> Written exercise:
Return the material exactly as supplied, apart from the pictures, which are omitted.

> Items:

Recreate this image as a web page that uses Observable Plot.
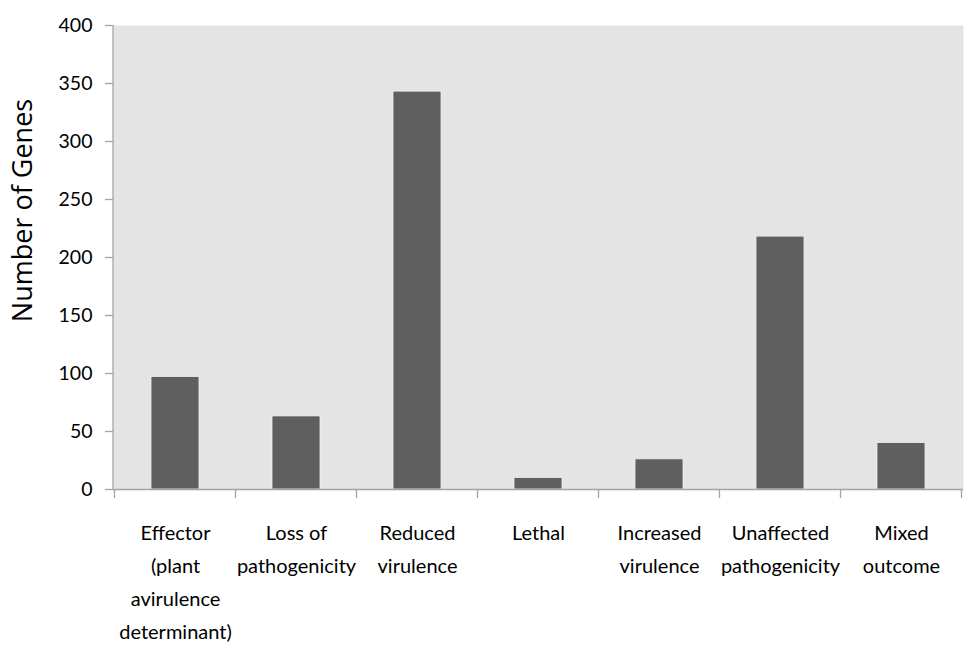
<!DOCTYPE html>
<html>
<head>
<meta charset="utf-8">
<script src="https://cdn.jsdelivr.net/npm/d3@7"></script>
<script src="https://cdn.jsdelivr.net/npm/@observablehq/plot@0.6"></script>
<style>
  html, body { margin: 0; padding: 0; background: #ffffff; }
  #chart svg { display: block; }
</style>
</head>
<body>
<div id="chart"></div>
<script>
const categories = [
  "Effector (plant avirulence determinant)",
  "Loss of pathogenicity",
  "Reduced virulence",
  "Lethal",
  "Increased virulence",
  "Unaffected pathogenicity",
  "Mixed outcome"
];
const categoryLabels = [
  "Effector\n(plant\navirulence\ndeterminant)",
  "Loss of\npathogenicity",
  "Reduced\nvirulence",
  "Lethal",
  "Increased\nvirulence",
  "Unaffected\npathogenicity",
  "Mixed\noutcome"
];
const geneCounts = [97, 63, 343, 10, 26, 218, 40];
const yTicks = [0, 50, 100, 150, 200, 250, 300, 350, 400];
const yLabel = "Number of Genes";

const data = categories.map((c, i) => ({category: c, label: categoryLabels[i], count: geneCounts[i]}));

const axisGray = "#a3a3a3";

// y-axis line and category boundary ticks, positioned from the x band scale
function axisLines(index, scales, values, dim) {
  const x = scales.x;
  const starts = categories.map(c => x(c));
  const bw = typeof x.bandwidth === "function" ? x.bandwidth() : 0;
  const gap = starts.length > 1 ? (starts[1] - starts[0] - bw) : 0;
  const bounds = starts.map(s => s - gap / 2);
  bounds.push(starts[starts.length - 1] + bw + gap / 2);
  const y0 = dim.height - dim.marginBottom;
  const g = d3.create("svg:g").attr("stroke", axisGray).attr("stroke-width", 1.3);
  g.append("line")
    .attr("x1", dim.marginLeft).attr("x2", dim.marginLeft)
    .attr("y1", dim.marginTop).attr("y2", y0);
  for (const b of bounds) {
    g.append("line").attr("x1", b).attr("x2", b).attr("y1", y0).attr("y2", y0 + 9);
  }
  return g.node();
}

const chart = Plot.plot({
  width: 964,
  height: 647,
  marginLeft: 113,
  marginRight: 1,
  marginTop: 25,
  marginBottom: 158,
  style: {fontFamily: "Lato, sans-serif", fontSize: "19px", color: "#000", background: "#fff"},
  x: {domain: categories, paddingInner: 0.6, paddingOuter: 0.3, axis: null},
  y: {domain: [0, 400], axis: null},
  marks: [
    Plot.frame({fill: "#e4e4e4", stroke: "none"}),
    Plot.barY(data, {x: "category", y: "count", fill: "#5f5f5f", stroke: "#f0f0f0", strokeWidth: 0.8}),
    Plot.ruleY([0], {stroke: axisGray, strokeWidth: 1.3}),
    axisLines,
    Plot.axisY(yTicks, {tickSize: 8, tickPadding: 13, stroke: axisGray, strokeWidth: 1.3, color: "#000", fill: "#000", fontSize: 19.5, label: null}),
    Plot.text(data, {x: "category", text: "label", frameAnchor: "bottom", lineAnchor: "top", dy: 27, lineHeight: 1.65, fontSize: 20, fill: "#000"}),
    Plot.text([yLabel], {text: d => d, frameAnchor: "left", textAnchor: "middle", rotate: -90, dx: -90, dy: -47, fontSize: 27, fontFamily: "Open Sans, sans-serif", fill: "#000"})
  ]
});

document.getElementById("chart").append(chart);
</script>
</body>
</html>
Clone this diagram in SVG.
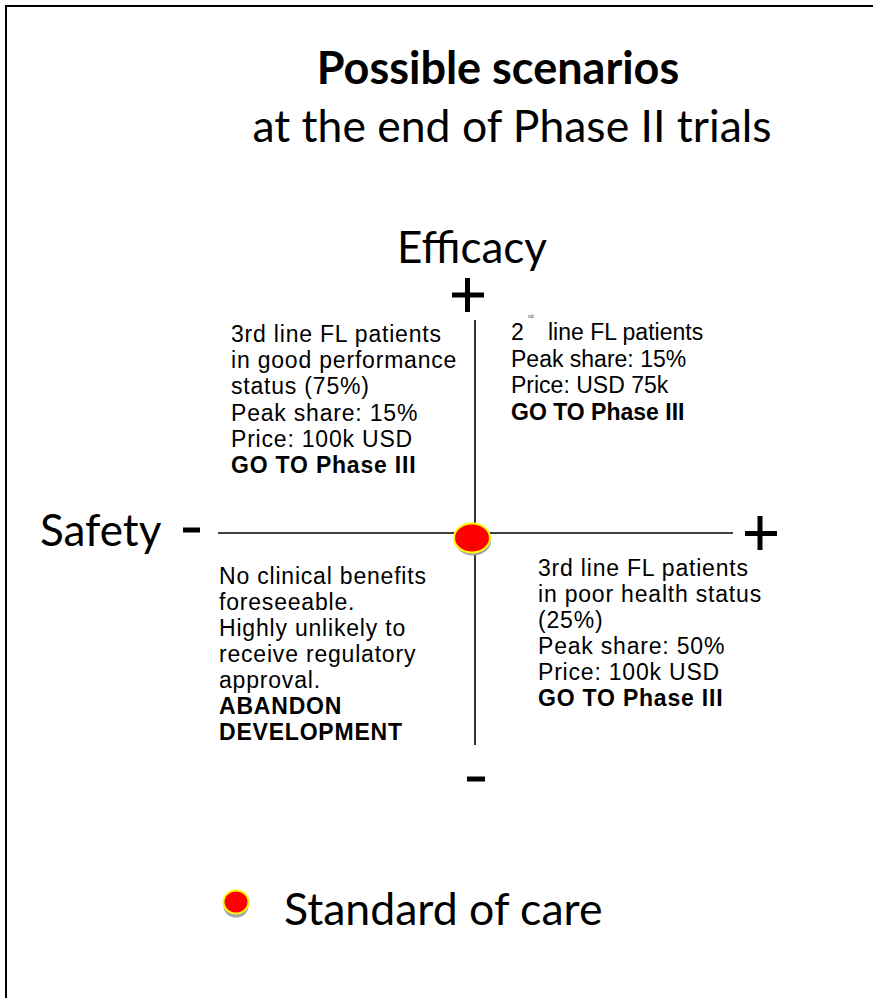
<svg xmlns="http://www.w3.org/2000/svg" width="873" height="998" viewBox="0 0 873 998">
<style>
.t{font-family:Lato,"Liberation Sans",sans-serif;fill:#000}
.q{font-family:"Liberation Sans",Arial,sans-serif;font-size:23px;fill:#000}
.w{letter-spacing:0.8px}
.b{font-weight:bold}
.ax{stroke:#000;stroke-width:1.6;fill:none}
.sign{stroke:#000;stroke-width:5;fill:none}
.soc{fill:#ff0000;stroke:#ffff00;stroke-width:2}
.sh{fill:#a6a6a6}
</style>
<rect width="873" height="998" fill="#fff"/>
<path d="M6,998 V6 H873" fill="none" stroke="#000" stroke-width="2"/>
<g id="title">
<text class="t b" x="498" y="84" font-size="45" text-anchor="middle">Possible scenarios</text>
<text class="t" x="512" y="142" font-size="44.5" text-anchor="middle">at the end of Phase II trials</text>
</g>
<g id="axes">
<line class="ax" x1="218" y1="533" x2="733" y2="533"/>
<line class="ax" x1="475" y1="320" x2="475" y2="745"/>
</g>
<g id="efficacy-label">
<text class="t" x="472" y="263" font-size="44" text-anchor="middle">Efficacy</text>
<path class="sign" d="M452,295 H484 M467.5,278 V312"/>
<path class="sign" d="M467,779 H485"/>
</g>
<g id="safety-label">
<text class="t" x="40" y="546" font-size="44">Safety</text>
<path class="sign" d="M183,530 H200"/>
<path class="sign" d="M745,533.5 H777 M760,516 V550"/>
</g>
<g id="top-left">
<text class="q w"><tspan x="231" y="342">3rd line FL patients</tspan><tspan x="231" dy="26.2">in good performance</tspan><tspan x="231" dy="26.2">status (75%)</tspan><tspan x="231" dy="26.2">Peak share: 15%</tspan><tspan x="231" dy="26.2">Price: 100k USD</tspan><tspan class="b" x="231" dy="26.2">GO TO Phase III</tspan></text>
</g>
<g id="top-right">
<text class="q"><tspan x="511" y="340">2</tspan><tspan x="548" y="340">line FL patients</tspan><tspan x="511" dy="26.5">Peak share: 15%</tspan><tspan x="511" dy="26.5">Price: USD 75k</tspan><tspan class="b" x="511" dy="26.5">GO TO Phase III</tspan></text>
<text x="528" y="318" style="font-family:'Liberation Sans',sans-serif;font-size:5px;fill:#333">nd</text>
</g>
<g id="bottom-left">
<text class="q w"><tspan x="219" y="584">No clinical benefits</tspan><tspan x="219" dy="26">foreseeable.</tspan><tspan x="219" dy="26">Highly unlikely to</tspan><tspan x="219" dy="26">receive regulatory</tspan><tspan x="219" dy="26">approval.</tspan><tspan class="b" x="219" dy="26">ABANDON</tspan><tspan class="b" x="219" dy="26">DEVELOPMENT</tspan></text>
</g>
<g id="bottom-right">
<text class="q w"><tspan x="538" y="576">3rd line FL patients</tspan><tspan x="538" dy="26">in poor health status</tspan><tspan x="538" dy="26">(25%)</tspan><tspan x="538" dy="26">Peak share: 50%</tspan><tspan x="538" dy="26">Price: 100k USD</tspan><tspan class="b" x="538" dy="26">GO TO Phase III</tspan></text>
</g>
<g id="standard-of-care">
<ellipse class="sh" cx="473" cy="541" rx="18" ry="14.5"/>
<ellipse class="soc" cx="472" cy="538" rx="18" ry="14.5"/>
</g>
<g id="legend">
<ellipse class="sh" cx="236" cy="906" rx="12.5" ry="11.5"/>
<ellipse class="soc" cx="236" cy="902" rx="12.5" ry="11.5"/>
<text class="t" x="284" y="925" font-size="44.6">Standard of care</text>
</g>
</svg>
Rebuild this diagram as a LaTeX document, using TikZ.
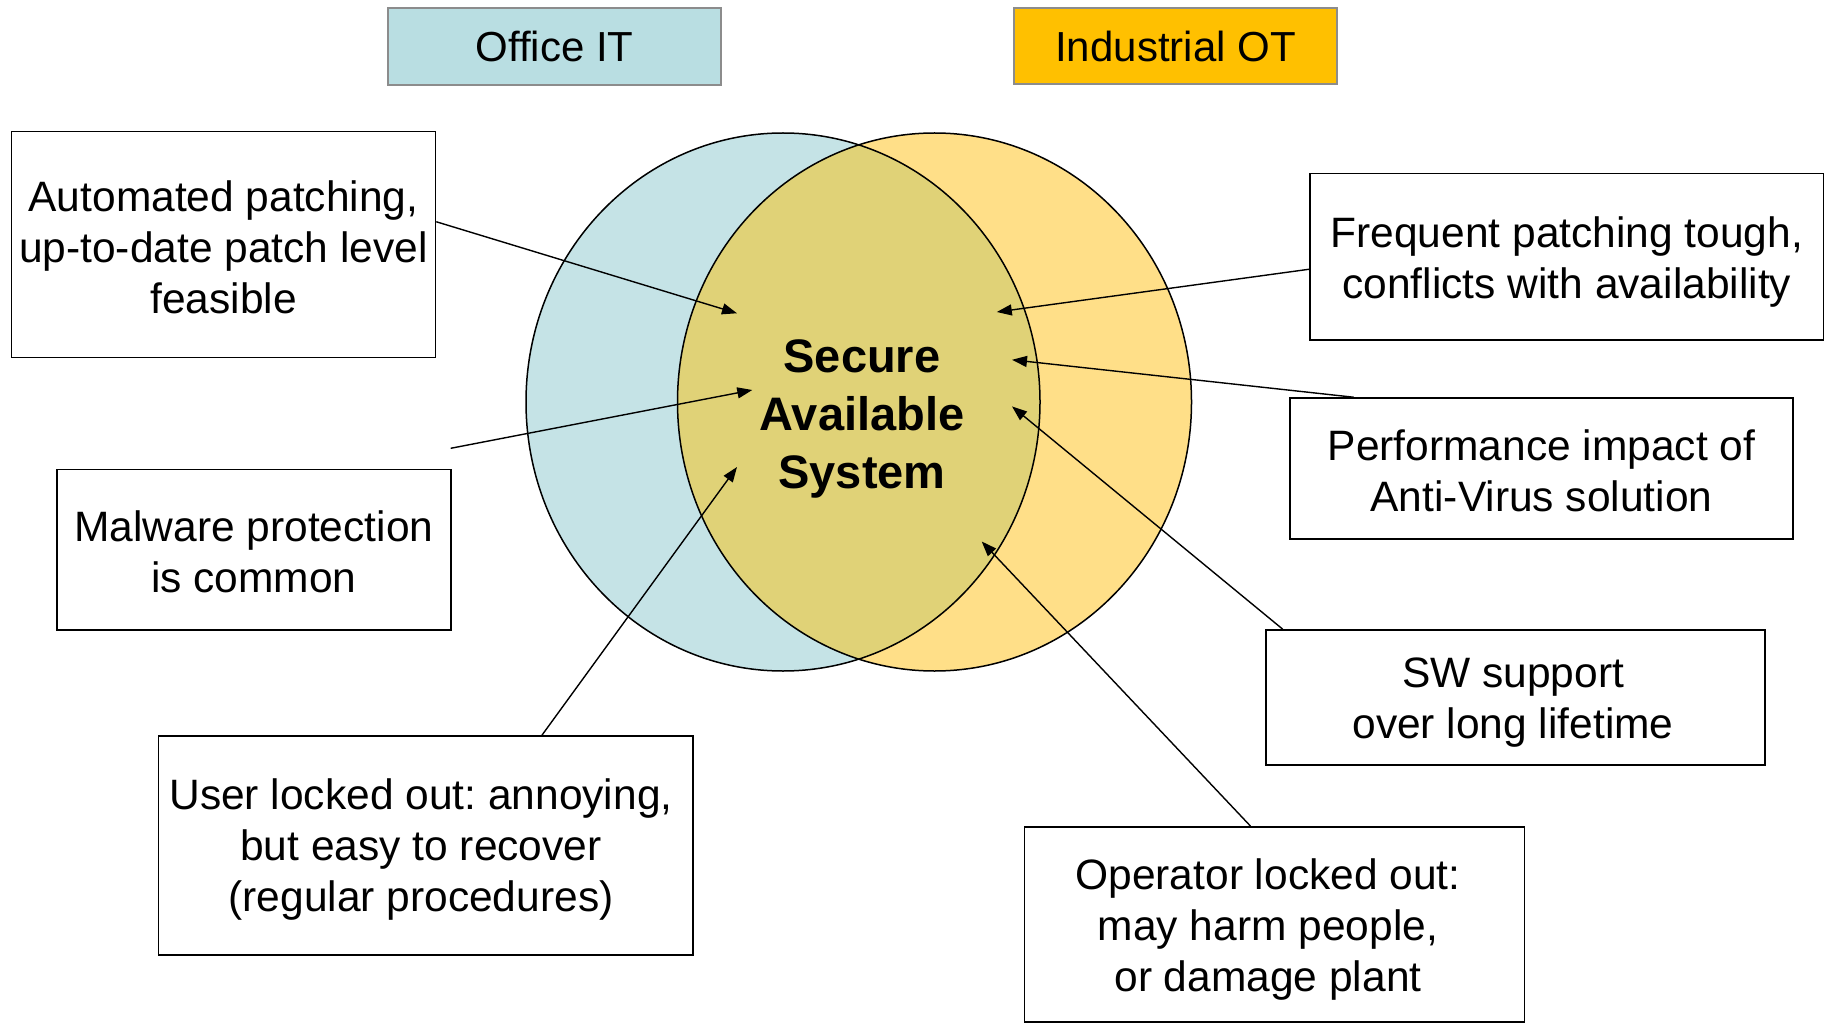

> Answer to the problem:
Recreate this image as a web page that uses Observable Plot.
<!DOCTYPE html>
<html>
<head>
<meta charset="utf-8">
<script src="https://cdn.jsdelivr.net/npm/d3@7"></script>
<script src="https://cdn.jsdelivr.net/npm/@observablehq/plot@0.6"></script>
<style>
  html, body { margin: 0; padding: 0; background: #ffffff; }
  #chart svg { display: block; }
</style>
</head>
<body>
<div id="chart"></div>
<script>
const categories = [
  "Effector (plant avirulence determinant)",
  "Loss of pathogenicity",
  "Reduced virulence",
  "Lethal",
  "Increased virulence",
  "Unaffected pathogenicity",
  "Mixed outcome"
];
const categoryLabels = [
  "Effector\n(plant\navirulence\ndeterminant)",
  "Loss of\npathogenicity",
  "Reduced\nvirulence",
  "Lethal",
  "Increased\nvirulence",
  "Unaffected\npathogenicity",
  "Mixed\noutcome"
];
const geneCounts = [97, 63, 343, 10, 26, 218, 40];
const yTicks = [0, 50, 100, 150, 200, 250, 300, 350, 400];
const yLabel = "Number of Genes";

const data = categories.map((c, i) => ({category: c, label: categoryLabels[i], count: geneCounts[i]}));

const axisGray = "#a3a3a3";

// y-axis line and category boundary ticks, positioned from the x band scale
function axisLines(index, scales, values, dim) {
  const x = scales.x;
  const starts = categories.map(c => x(c));
  const bw = typeof x.bandwidth === "function" ? x.bandwidth() : 0;
  const gap = starts.length > 1 ? (starts[1] - starts[0] - bw) : 0;
  const bounds = starts.map(s => s - gap / 2);
  bounds.push(starts[starts.length - 1] + bw + gap / 2);
  const y0 = dim.height - dim.marginBottom;
  const g = d3.create("svg:g").attr("stroke", axisGray).attr("stroke-width", 1.3);
  g.append("line")
    .attr("x1", dim.marginLeft).attr("x2", dim.marginLeft)
    .attr("y1", dim.marginTop).attr("y2", y0);
  for (const b of bounds) {
    g.append("line").attr("x1", b).attr("x2", b).attr("y1", y0).attr("y2", y0 + 9);
  }
  return g.node();
}

const chart = Plot.plot({
  width: 964,
  height: 647,
  marginLeft: 113,
  marginRight: 1,
  marginTop: 25,
  marginBottom: 158,
  style: {fontFamily: "Lato, sans-serif", fontSize: "19px", color: "#000", background: "#fff"},
  x: {domain: categories, paddingInner: 0.6, paddingOuter: 0.3, axis: null},
  y: {domain: [0, 400], axis: null},
  marks: [
    Plot.frame({fill: "#e4e4e4", stroke: "none"}),
    Plot.barY(data, {x: "category", y: "count", fill: "#5f5f5f", stroke: "#f0f0f0", strokeWidth: 0.8}),
    Plot.ruleY([0], {stroke: axisGray, strokeWidth: 1.3}),
    axisLines,
    Plot.axisY(yTicks, {tickSize: 8, tickPadding: 13, stroke: axisGray, strokeWidth: 1.3, color: "#000", fill: "#000", fontSize: 19.5, label: null}),
    Plot.text(data, {x: "category", text: "label", frameAnchor: "bottom", lineAnchor: "top", dy: 27, lineHeight: 1.65, fontSize: 20, fill: "#000"}),
    Plot.text([yLabel], {text: d => d, frameAnchor: "left", textAnchor: "middle", rotate: -90, dx: -90, dy: -47, fontSize: 27, fontFamily: "Open Sans, sans-serif", fill: "#000"})
  ]
});

document.getElementById("chart").append(chart);
</script>
</body>
</html>
Clone this diagram in SVG.
<svg xmlns="http://www.w3.org/2000/svg" width="873" height="998" viewBox="0 0 873 998">
<style>
.t{font-family:Lato,"Liberation Sans",sans-serif;fill:#000}
.q{font-family:"Liberation Sans",Arial,sans-serif;font-size:23px;fill:#000}
.w{letter-spacing:0.8px}
.b{font-weight:bold}
.ax{stroke:#000;stroke-width:1.6;fill:none}
.sign{stroke:#000;stroke-width:5;fill:none}
.soc{fill:#ff0000;stroke:#ffff00;stroke-width:2}
.sh{fill:#a6a6a6}
</style>
<rect width="873" height="998" fill="#fff"/>
<path d="M6,998 V6 H873" fill="none" stroke="#000" stroke-width="2"/>
<g id="title">
<text class="t b" x="498" y="84" font-size="45" text-anchor="middle">Possible scenarios</text>
<text class="t" x="512" y="142" font-size="44.5" text-anchor="middle">at the end of Phase II trials</text>
</g>
<g id="axes">
<line class="ax" x1="218" y1="533" x2="733" y2="533"/>
<line class="ax" x1="475" y1="320" x2="475" y2="745"/>
</g>
<g id="efficacy-label">
<text class="t" x="472" y="263" font-size="44" text-anchor="middle">Efficacy</text>
<path class="sign" d="M452,295 H484 M467.5,278 V312"/>
<path class="sign" d="M467,779 H485"/>
</g>
<g id="safety-label">
<text class="t" x="40" y="546" font-size="44">Safety</text>
<path class="sign" d="M183,530 H200"/>
<path class="sign" d="M745,533.5 H777 M760,516 V550"/>
</g>
<g id="top-left">
<text class="q w"><tspan x="231" y="342">3rd line FL patients</tspan><tspan x="231" dy="26.2">in good performance</tspan><tspan x="231" dy="26.2">status (75%)</tspan><tspan x="231" dy="26.2">Peak share: 15%</tspan><tspan x="231" dy="26.2">Price: 100k USD</tspan><tspan class="b" x="231" dy="26.2">GO TO Phase III</tspan></text>
</g>
<g id="top-right">
<text class="q"><tspan x="511" y="340">2</tspan><tspan x="548" y="340">line FL patients</tspan><tspan x="511" dy="26.5">Peak share: 15%</tspan><tspan x="511" dy="26.5">Price: USD 75k</tspan><tspan class="b" x="511" dy="26.5">GO TO Phase III</tspan></text>
<text x="528" y="318" style="font-family:'Liberation Sans',sans-serif;font-size:5px;fill:#333">nd</text>
</g>
<g id="bottom-left">
<text class="q w"><tspan x="219" y="584">No clinical benefits</tspan><tspan x="219" dy="26">foreseeable.</tspan><tspan x="219" dy="26">Highly unlikely to</tspan><tspan x="219" dy="26">receive regulatory</tspan><tspan x="219" dy="26">approval.</tspan><tspan class="b" x="219" dy="26">ABANDON</tspan><tspan class="b" x="219" dy="26">DEVELOPMENT</tspan></text>
</g>
<g id="bottom-right">
<text class="q w"><tspan x="538" y="576">3rd line FL patients</tspan><tspan x="538" dy="26">in poor health status</tspan><tspan x="538" dy="26">(25%)</tspan><tspan x="538" dy="26">Peak share: 50%</tspan><tspan x="538" dy="26">Price: 100k USD</tspan><tspan class="b" x="538" dy="26">GO TO Phase III</tspan></text>
</g>
<g id="standard-of-care">
<ellipse class="sh" cx="473" cy="541" rx="18" ry="14.5"/>
<ellipse class="soc" cx="472" cy="538" rx="18" ry="14.5"/>
</g>
<g id="legend">
<ellipse class="sh" cx="236" cy="906" rx="12.5" ry="11.5"/>
<ellipse class="soc" cx="236" cy="902" rx="12.5" ry="11.5"/>
<text class="t" x="284" y="925" font-size="44.6">Standard of care</text>
</g>
</svg>
Rebuild this diagram as a LaTeX document, using TikZ.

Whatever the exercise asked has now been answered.